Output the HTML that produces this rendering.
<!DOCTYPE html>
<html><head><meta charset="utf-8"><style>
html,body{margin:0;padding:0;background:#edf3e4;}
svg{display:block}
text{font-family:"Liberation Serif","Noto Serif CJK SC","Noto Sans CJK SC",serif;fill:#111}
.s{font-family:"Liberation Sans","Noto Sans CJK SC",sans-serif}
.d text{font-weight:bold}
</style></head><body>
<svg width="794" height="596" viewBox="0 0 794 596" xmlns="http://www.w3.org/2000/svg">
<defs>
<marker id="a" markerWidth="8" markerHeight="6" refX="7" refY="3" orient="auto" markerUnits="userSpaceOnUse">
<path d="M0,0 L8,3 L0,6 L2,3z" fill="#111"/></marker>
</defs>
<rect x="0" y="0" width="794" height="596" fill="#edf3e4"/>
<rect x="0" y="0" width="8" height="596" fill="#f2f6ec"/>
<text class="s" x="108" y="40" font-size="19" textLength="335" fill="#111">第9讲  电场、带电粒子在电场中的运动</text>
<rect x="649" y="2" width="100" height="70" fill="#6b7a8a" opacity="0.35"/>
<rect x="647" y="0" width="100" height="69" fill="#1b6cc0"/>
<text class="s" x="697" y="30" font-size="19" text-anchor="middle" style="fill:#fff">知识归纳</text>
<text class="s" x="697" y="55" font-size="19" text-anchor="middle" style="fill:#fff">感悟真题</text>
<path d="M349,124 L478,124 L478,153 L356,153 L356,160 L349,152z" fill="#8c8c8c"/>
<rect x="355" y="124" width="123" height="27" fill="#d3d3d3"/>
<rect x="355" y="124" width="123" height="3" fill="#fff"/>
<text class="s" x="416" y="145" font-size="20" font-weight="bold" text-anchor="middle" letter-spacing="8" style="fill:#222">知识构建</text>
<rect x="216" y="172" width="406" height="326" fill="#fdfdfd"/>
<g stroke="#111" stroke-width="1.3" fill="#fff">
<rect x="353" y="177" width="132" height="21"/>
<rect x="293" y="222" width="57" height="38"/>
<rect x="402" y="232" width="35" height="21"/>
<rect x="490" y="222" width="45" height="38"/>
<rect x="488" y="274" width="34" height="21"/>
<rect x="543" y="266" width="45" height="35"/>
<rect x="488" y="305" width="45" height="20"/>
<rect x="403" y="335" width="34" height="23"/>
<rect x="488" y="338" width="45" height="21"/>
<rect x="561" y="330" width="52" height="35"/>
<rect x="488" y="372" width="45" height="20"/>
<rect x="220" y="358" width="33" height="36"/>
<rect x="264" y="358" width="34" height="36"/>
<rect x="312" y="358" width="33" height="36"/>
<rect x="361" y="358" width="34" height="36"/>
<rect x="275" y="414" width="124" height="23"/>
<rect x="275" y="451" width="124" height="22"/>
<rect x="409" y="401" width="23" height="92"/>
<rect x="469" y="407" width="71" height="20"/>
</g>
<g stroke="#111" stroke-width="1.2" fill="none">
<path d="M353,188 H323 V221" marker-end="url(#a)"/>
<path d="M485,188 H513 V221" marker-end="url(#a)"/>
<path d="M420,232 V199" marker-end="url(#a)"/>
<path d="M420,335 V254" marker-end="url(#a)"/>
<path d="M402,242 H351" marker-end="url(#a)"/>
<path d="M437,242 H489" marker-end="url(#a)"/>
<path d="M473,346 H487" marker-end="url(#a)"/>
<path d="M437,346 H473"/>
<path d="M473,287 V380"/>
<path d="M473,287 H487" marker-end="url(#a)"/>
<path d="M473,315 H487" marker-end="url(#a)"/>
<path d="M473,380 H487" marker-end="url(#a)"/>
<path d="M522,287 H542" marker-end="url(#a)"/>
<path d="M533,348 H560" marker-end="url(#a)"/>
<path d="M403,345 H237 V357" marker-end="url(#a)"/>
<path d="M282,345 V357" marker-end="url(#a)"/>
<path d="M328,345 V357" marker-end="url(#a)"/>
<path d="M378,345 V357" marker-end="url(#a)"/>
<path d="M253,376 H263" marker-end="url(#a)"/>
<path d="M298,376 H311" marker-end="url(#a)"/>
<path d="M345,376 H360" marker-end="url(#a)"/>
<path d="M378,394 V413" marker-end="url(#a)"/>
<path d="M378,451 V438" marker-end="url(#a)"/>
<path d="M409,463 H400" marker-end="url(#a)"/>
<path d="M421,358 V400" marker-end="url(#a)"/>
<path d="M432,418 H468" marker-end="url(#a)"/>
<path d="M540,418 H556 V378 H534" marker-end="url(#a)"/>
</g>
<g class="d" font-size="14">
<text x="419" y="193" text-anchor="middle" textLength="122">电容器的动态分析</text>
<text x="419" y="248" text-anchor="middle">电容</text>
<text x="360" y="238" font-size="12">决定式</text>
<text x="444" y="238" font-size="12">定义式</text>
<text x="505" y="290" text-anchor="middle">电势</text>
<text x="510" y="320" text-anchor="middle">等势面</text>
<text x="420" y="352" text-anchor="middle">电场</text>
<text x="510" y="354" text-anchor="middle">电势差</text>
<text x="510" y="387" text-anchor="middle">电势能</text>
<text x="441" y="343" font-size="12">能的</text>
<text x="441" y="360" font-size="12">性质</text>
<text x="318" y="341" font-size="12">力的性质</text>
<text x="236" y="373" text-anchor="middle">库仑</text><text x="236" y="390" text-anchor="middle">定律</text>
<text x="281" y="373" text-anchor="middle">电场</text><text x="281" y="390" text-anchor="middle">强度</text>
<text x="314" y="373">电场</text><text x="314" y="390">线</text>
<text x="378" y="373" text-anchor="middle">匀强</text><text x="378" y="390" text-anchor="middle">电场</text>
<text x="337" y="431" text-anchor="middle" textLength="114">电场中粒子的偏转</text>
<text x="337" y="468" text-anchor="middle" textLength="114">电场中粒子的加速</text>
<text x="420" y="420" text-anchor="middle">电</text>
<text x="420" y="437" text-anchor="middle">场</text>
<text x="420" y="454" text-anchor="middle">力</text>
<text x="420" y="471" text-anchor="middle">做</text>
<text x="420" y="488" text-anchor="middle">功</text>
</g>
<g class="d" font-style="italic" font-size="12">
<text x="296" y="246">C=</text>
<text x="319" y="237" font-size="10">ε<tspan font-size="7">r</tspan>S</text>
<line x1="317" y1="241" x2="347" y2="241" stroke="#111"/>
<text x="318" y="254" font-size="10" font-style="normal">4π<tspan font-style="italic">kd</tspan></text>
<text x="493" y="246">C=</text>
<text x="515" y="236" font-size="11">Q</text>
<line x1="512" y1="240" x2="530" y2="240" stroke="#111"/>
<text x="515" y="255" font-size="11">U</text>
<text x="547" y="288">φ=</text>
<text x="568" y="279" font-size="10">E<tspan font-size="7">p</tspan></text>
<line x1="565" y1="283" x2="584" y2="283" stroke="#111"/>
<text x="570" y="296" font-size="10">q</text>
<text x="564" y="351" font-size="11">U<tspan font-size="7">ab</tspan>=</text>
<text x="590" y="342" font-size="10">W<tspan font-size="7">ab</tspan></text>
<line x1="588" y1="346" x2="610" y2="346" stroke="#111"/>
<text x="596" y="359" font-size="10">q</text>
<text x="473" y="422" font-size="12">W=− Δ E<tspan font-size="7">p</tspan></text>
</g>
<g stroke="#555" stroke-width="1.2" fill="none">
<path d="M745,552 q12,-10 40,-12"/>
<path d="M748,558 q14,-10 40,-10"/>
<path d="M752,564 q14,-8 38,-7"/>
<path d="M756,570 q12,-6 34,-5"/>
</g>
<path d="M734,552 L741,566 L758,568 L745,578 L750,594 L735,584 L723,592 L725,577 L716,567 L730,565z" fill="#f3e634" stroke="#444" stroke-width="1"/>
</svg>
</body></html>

————

## [Problem description]
Write out the listing once more, matching it exactly.

## [Written reply]
Output the HTML that produces this rendering.
<!DOCTYPE html>
<html><head><meta charset="utf-8"><style>
html,body{margin:0;padding:0;background:#edf3e4;}
svg{display:block}
text{font-family:"Liberation Serif","Noto Serif CJK SC","Noto Sans CJK SC",serif;fill:#111}
.s{font-family:"Liberation Sans","Noto Sans CJK SC",sans-serif}
.d text{font-weight:bold}
</style></head><body>
<svg width="794" height="596" viewBox="0 0 794 596" xmlns="http://www.w3.org/2000/svg">
<defs>
<marker id="a" markerWidth="8" markerHeight="6" refX="7" refY="3" orient="auto" markerUnits="userSpaceOnUse">
<path d="M0,0 L8,3 L0,6 L2,3z" fill="#111"/></marker>
</defs>
<rect x="0" y="0" width="794" height="596" fill="#edf3e4"/>
<rect x="0" y="0" width="8" height="596" fill="#f2f6ec"/>
<text class="s" x="108" y="40" font-size="19" textLength="335" fill="#111">第9讲  电场、带电粒子在电场中的运动</text>
<rect x="649" y="2" width="100" height="70" fill="#6b7a8a" opacity="0.35"/>
<rect x="647" y="0" width="100" height="69" fill="#1b6cc0"/>
<text class="s" x="697" y="30" font-size="19" text-anchor="middle" style="fill:#fff">知识归纳</text>
<text class="s" x="697" y="55" font-size="19" text-anchor="middle" style="fill:#fff">感悟真题</text>
<path d="M349,124 L478,124 L478,153 L356,153 L356,160 L349,152z" fill="#8c8c8c"/>
<rect x="355" y="124" width="123" height="27" fill="#d3d3d3"/>
<rect x="355" y="124" width="123" height="3" fill="#fff"/>
<text class="s" x="416" y="145" font-size="20" font-weight="bold" text-anchor="middle" letter-spacing="8" style="fill:#222">知识构建</text>
<rect x="216" y="172" width="406" height="326" fill="#fdfdfd"/>
<g stroke="#111" stroke-width="1.3" fill="#fff">
<rect x="353" y="177" width="132" height="21"/>
<rect x="293" y="222" width="57" height="38"/>
<rect x="402" y="232" width="35" height="21"/>
<rect x="490" y="222" width="45" height="38"/>
<rect x="488" y="274" width="34" height="21"/>
<rect x="543" y="266" width="45" height="35"/>
<rect x="488" y="305" width="45" height="20"/>
<rect x="403" y="335" width="34" height="23"/>
<rect x="488" y="338" width="45" height="21"/>
<rect x="561" y="330" width="52" height="35"/>
<rect x="488" y="372" width="45" height="20"/>
<rect x="220" y="358" width="33" height="36"/>
<rect x="264" y="358" width="34" height="36"/>
<rect x="312" y="358" width="33" height="36"/>
<rect x="361" y="358" width="34" height="36"/>
<rect x="275" y="414" width="124" height="23"/>
<rect x="275" y="451" width="124" height="22"/>
<rect x="409" y="401" width="23" height="92"/>
<rect x="469" y="407" width="71" height="20"/>
</g>
<g stroke="#111" stroke-width="1.2" fill="none">
<path d="M353,188 H323 V221" marker-end="url(#a)"/>
<path d="M485,188 H513 V221" marker-end="url(#a)"/>
<path d="M420,232 V199" marker-end="url(#a)"/>
<path d="M420,335 V254" marker-end="url(#a)"/>
<path d="M402,242 H351" marker-end="url(#a)"/>
<path d="M437,242 H489" marker-end="url(#a)"/>
<path d="M473,346 H487" marker-end="url(#a)"/>
<path d="M437,346 H473"/>
<path d="M473,287 V380"/>
<path d="M473,287 H487" marker-end="url(#a)"/>
<path d="M473,315 H487" marker-end="url(#a)"/>
<path d="M473,380 H487" marker-end="url(#a)"/>
<path d="M522,287 H542" marker-end="url(#a)"/>
<path d="M533,348 H560" marker-end="url(#a)"/>
<path d="M403,345 H237 V357" marker-end="url(#a)"/>
<path d="M282,345 V357" marker-end="url(#a)"/>
<path d="M328,345 V357" marker-end="url(#a)"/>
<path d="M378,345 V357" marker-end="url(#a)"/>
<path d="M253,376 H263" marker-end="url(#a)"/>
<path d="M298,376 H311" marker-end="url(#a)"/>
<path d="M345,376 H360" marker-end="url(#a)"/>
<path d="M378,394 V413" marker-end="url(#a)"/>
<path d="M378,451 V438" marker-end="url(#a)"/>
<path d="M409,463 H400" marker-end="url(#a)"/>
<path d="M421,358 V400" marker-end="url(#a)"/>
<path d="M432,418 H468" marker-end="url(#a)"/>
<path d="M540,418 H556 V378 H534" marker-end="url(#a)"/>
</g>
<g class="d" font-size="14">
<text x="419" y="193" text-anchor="middle" textLength="122">电容器的动态分析</text>
<text x="419" y="248" text-anchor="middle">电容</text>
<text x="360" y="238" font-size="12">决定式</text>
<text x="444" y="238" font-size="12">定义式</text>
<text x="505" y="290" text-anchor="middle">电势</text>
<text x="510" y="320" text-anchor="middle">等势面</text>
<text x="420" y="352" text-anchor="middle">电场</text>
<text x="510" y="354" text-anchor="middle">电势差</text>
<text x="510" y="387" text-anchor="middle">电势能</text>
<text x="441" y="343" font-size="12">能的</text>
<text x="441" y="360" font-size="12">性质</text>
<text x="318" y="341" font-size="12">力的性质</text>
<text x="236" y="373" text-anchor="middle">库仑</text><text x="236" y="390" text-anchor="middle">定律</text>
<text x="281" y="373" text-anchor="middle">电场</text><text x="281" y="390" text-anchor="middle">强度</text>
<text x="314" y="373">电场</text><text x="314" y="390">线</text>
<text x="378" y="373" text-anchor="middle">匀强</text><text x="378" y="390" text-anchor="middle">电场</text>
<text x="337" y="431" text-anchor="middle" textLength="114">电场中粒子的偏转</text>
<text x="337" y="468" text-anchor="middle" textLength="114">电场中粒子的加速</text>
<text x="420" y="420" text-anchor="middle">电</text>
<text x="420" y="437" text-anchor="middle">场</text>
<text x="420" y="454" text-anchor="middle">力</text>
<text x="420" y="471" text-anchor="middle">做</text>
<text x="420" y="488" text-anchor="middle">功</text>
</g>
<g class="d" font-style="italic" font-size="12">
<text x="296" y="246">C=</text>
<text x="319" y="237" font-size="10">ε<tspan font-size="7">r</tspan>S</text>
<line x1="317" y1="241" x2="347" y2="241" stroke="#111"/>
<text x="318" y="254" font-size="10" font-style="normal">4π<tspan font-style="italic">kd</tspan></text>
<text x="493" y="246">C=</text>
<text x="515" y="236" font-size="11">Q</text>
<line x1="512" y1="240" x2="530" y2="240" stroke="#111"/>
<text x="515" y="255" font-size="11">U</text>
<text x="547" y="288">φ=</text>
<text x="568" y="279" font-size="10">E<tspan font-size="7">p</tspan></text>
<line x1="565" y1="283" x2="584" y2="283" stroke="#111"/>
<text x="570" y="296" font-size="10">q</text>
<text x="564" y="351" font-size="11">U<tspan font-size="7">ab</tspan>=</text>
<text x="590" y="342" font-size="10">W<tspan font-size="7">ab</tspan></text>
<line x1="588" y1="346" x2="610" y2="346" stroke="#111"/>
<text x="596" y="359" font-size="10">q</text>
<text x="473" y="422" font-size="12">W=− Δ E<tspan font-size="7">p</tspan></text>
</g>
<g stroke="#555" stroke-width="1.2" fill="none">
<path d="M745,552 q12,-10 40,-12"/>
<path d="M748,558 q14,-10 40,-10"/>
<path d="M752,564 q14,-8 38,-7"/>
<path d="M756,570 q12,-6 34,-5"/>
</g>
<path d="M734,552 L741,566 L758,568 L745,578 L750,594 L735,584 L723,592 L725,577 L716,567 L730,565z" fill="#f3e634" stroke="#444" stroke-width="1"/>
</svg>
</body></html>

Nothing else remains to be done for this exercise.